We ruin our future selves by waiting to “feel like it”

I used to love waiting for the perfect time.

I’d scream “one day” or “someday” in response to any big goal. Or I’d start doing the work on a new goal when I had my once a year chunk of 4 weeks annual leave. But I never felt like it.

Life always threw curveballs at me. Someone got sick. The dog died. My best friend was in a car crash. The bank I worked at had a huge round of layoffs. So I kept delaying, delaying, delaying.

A helpful way to overcome this that I now know at 37 is to imagine you’re two different people:

  1. Present self
  2. Future self

When your present self waits to feel like it, your future self gets stabbed in the back. If you can get good at taking action when you don’t feel like it, you become unstoppable.

The pain of daily exercise is a great practice for getting good at *not* feeling like it and showing up anyway. It bleeds into other areas of life.

The best things in life hurt like hell

At 37, I don’t value the things that came easily.

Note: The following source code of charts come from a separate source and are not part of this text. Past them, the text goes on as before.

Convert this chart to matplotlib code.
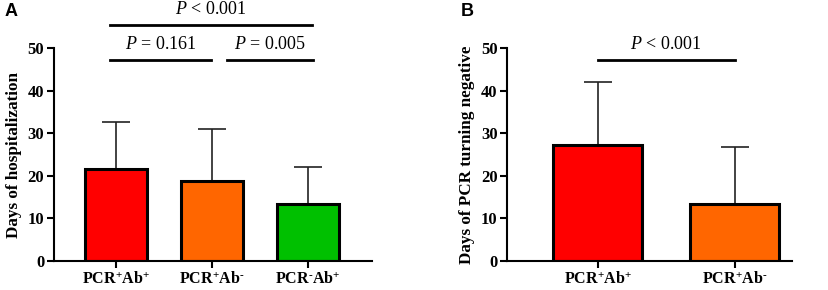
import matplotlib
matplotlib.use("Agg")
import matplotlib.pyplot as plt
import numpy as np

plt.rcParams['font.family'] = ['Liberation Serif', 'DejaVu Serif']
plt.rcParams['font.weight'] = 'bold'
plt.rcParams['mathtext.fontset'] = 'custom'
plt.rcParams['mathtext.rm'] = 'Liberation Serif:bold'
plt.rcParams['mathtext.it'] = 'Liberation Serif:italic:normal'
plt.rcParams['mathtext.bf'] = 'Liberation Serif:bold'

# panel A
groups_a = ['PCR$^{+}$Ab$^{+}$', 'PCR$^{+}$Ab$^{\u2010}$', 'PCR$^{\u2010}$Ab$^{+}$']
mean_a = [21.7, 18.8, 13.4]
sd_a = [10.9, 12.3, 8.6]
colors_a = ['#ff0000', '#ff6600', '#00c000']

# panel B
groups_b = ['PCR$^{+}$Ab$^{+}$', 'PCR$^{+}$Ab$^{\u2010}$']
mean_b = [27.2, 13.3]
sd_b = [14.8, 13.5]
colors_b = ['#ff0000', '#ff6600']

fig = plt.figure(figsize=(8.29, 2.9), dpi=100)
ax1 = fig.add_axes([0.065, 0.101, 0.3836, 0.732])
ax2 = fig.add_axes([0.612, 0.101, 0.3434, 0.732])


def draw(ax, groups, mean, sd, colors, ylabel, xlim):
    x = np.arange(len(groups))
    ax.errorbar(x, mean, yerr=[np.zeros(len(mean)), sd], fmt='none',
                ecolor='#222222', elinewidth=1.2, capsize=10, capthick=1.2, zorder=1)
    ax.bar(x, mean, width=0.65, color=colors, edgecolor='black', linewidth=2.2, zorder=2)
    ax.set_xlim(*xlim)
    ax.set_ylim(0, 50)
    ax.set_yticks([0, 10, 20, 30, 40, 50])
    ax.set_xticks(x)
    ax.set_xticklabels(groups, fontsize=11.5)
    ax.tick_params(axis='y', labelsize=12, width=1.5, length=5, pad=2)
    ax.tick_params(axis='x', width=1.5, length=5, pad=3)
    for s in ['top', 'right']:
        ax.spines[s].set_visible(False)
    for s in ['left', 'bottom']:
        ax.spines[s].set_linewidth(1.5)
    ax.set_ylabel(ylabel, fontsize=12.3, fontweight='bold', labelpad=4)


def sig(ax, x0, x1, y, text):
    ax.plot([x0, x1], [y, y], color='black', lw=2, clip_on=False)
    ax.text((x0 + x1) / 2, y + 1.6, text, ha='center', va='bottom', fontsize=13,
            fontweight='normal', clip_on=False)


draw(ax1, groups_a, mean_a, sd_a, colors_a, 'Days of hospitalization', (-0.65, 2.67))
draw(ax2, groups_b, mean_b, sd_b, colors_b, 'Days of PCR turning negative', (-0.66, 1.42))

sig(ax1, -0.06, 0.99, 47.3, '$\\mathit{P}$ = 0.161')
sig(ax1, 1.16, 2.06, 47.3, '$\\mathit{P}$ = 0.005')
sig(ax1, -0.06, 2.04, 55.6, '$\\mathit{P}$ < 0.001')
sig(ax2, 0.0, 1.0, 47.3, '$\\mathit{P}$ < 0.001')

fig.text(0.006, 0.962, 'A', fontsize=13, fontweight='bold', family='Liberation Sans', va='center')
fig.text(0.556, 0.962, 'B', fontsize=13, fontweight='bold', family='Liberation Sans', va='center')

fig.savefig('out.png', dpi=100)
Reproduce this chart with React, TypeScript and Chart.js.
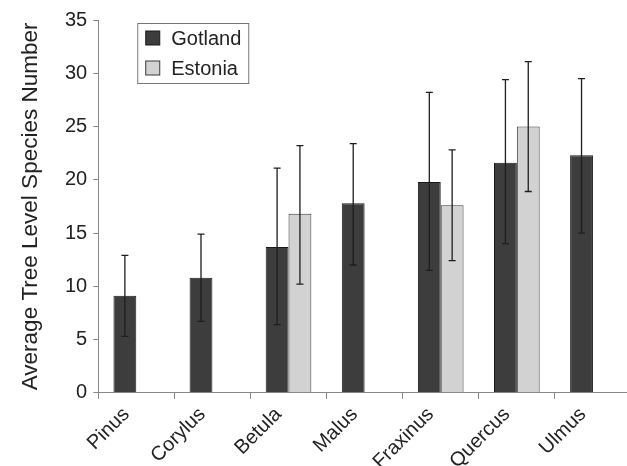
import React, { useEffect, useRef } from "react";
import { Chart, registerables } from "chart.js";

Chart.register(...registerables);

const categories = ["Pinus", "Corylus", "Betula", "Malus", "Fraxinus", "Quercus", "Ulmus"];
const gotland = [9.1, 10.8, 13.7, 17.8, 19.8, 21.6, 22.3];
const gotlandHigh = [12.9, 14.9, 21.1, 23.4, 28.2, 29.4, 29.5];
const gotlandLow = [5.3, 6.7, 6.4, 12.0, 11.5, 14.0, 15.0];
const estonia = [null, null, 16.8, null, 17.6, 25.0, null];
const estoniaHigh = [null, null, 23.2, null, 22.8, 31.1, null];
const estoniaLow = [null, null, 10.2, null, 12.4, 18.9, null];
const yTicks = [0, 5, 10, 15, 20, 25, 30, 35];

const seriesNames = ["Gotland", "Estonia"];
const fills = ["#3d3d3d", "#d2d2d2"];
const borders = ["#1a1a1a", "#3a3a3a"];
const FONT = "'Liberation Sans', Arial, Helvetica, sans-serif";

const errorBars = {
  id: "errorBars",
  afterDatasetsDraw(chart: any) {
    const ctx = chart.ctx;
    const yScale = chart.scales.y;
    const hi = [gotlandHigh, estoniaHigh];
    const lo = [gotlandLow, estoniaLow];
    ctx.save();
    ctx.strokeStyle = "#1e1e1e";
    ctx.lineWidth = 1.3;
    for (let d = 0; d < 2; d++) {
      const meta = chart.getDatasetMeta(d);
      meta.data.forEach((el: any, i: number) => {
        const h = hi[d][i];
        const l = lo[d][i];
        if (h == null || l == null) return;
        const x = el.x;
        const yh = yScale.getPixelForValue(h);
        const yl = yScale.getPixelForValue(l);
        ctx.beginPath();
        ctx.moveTo(x, yh);
        ctx.lineTo(x, yl);
        ctx.moveTo(x - 3.5, yh);
        ctx.lineTo(x + 3.5, yh);
        ctx.moveTo(x - 3.5, yl);
        ctx.lineTo(x + 3.5, yl);
        ctx.stroke();
      });
    }
    ctx.restore();
  },
};

const boxLegend = {
  id: "boxLegend",
  afterDraw(chart: any) {
    const ctx = chart.ctx;
    const area = chart.chartArea;
    const left = area.left + 39;
    const top = area.top + 3;
    const w = 111;
    const h = 60;
    ctx.save();
    ctx.fillStyle = "#ffffff";
    ctx.fillRect(left, top, w, h);
    ctx.strokeStyle = "#777777";
    ctx.lineWidth = 1;
    ctx.strokeRect(left + 0.5, top + 0.5, w, h);
    ctx.font = `20px ${FONT}`;
    ctx.textBaseline = "middle";
    ctx.textAlign = "left";
    seriesNames.forEach((name, i) => {
      const cy = top + 15 + i * 30;
      ctx.fillStyle = fills[i];
      ctx.fillRect(left + 8.5, cy - 7, 14, 14);
      ctx.strokeStyle = borders[i];
      ctx.strokeRect(left + 8.5, cy - 7, 14, 14);
      ctx.fillStyle = "#222222";
      ctx.fillText(name, left + 34, cy + 1);
    });
    ctx.restore();
  },
};

export default function App() {
  const ref = useRef<HTMLCanvasElement | null>(null);
  useEffect(() => {
    if (!ref.current) return;
    const chart = new Chart(ref.current, {
      type: "bar",
      data: {
        labels: categories,
        datasets: [
          {
            label: seriesNames[0],
            data: gotland,
            backgroundColor: fills[0],
            borderColor: borders[0],
            borderWidth: 1,
          },
          {
            label: seriesNames[1],
            data: estonia as any,
            backgroundColor: fills[1],
            borderColor: borders[1],
            borderWidth: 1,
          },
        ],
      },
      options: {
        animation: false,
        responsive: false,
        maintainAspectRatio: false,
        layout: { padding: { left: 17, top: 20, right: 0, bottom: 0 } },
        plugins: { legend: { display: false }, tooltip: { enabled: false } },
        datasets: { bar: { categoryPercentage: 0.6, barPercentage: 1.0 } },
        scales: {
          x: {
            grid: { drawOnChartArea: false, tickLength: 6, color: "#888888", offset: true },
            border: { color: "#888888", width: 1 },
            ticks: {
              font: { size: 20, family: FONT },
              color: "#222222",
              maxRotation: 45,
              minRotation: 45,
              labelOffset: -10,
              padding: 4,
              autoSkip: false,
            },
          },
          y: {
            min: 0,
            max: 35,
            afterBuildTicks: (scale: any) => {
              scale.ticks = yTicks.map((v) => ({ value: v }));
            },
            grid: { drawOnChartArea: false, tickLength: 5, color: "#888888" },
            border: { color: "#888888", width: 1 },
            ticks: {
              font: { size: 20, family: FONT },
              color: "#222222",
              padding: 6,
            },
            title: {
              display: true,
              text: "Average Tree Level Species Number",
              font: { size: 22.5, family: FONT },
              color: "#222222",
              padding: { top: 0, bottom: 15 },
            },
          },
        },
      },
      plugins: [errorBars, boxLegend],
    });
    return () => chart.destroy();
  }, []);
  return (
    <div
      style={{
        position: "fixed",
        left: 0,
        top: 0,
        width: 627,
        height: 466,
        overflow: "hidden",
        background: "#ffffff",
      }}
    >
      <canvas ref={ref} width={631} height={478} style={{ display: "block", width: 631, height: 478 }} />
    </div>
  );
}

It’s the things I struggled for that mean the most. They form the stories I share with friends and strangers. The more I struggle to achieve the goal the more I experience happiness and fulfillment.

20-somethings on TikTok are taught to think differently.

They subscribe to the culture war, the victim mindset, the “life ain’t fair” philosophy, the complain and blame addiction, and rely on politician grandpas to solve their struggles.

Essentially, they outsource their personal power to a few dudes in suits with white hair that they’ll never meet without the Secret Service throwing them to the ground and putting a gun to their heads.

We all struggle. Being human is a struggle.

We’re not supposed to avoid it. We’re supposed to embrace it.

Words that start with “self” have enormous power


Dan Koe

There’s this meme on X that basically says everything in life is self-improvement in disguise.

If you master the “self” you master everything. It’s 100% in your control. No more outsourcing your power to random fake bosses who don’t give a damn about you.

I ignored self-experimentation for a long time. I thought I was an introvert with a mental illness and my path was set. So I did nothing to improve.

Once you master words that begin with “self,” everything starts to shift.

You will die

As a young buck I never thought about death.

It felt depressing and a waste of time. Now I think about it more. One brutal analogy that changed how I saw the world took place when my nana died three years ago.

She was the last living grandparent. Once grandparents die it’s then your parent’s turn. Then you’re after that.

I now think of the cemetery like a supermarket checkout. We’re all in line, and once you get closer to the end of the queue, everything starts to feel more urgent. This view of the world has made me deeply emotional.

I look at my wife and kid differently. I stopped taking everything for granted and thinking I had unlimited time.

Don’t wait to reach the end of the cemetery queue before you make your move. Do it while you’re a few steps behind in the line.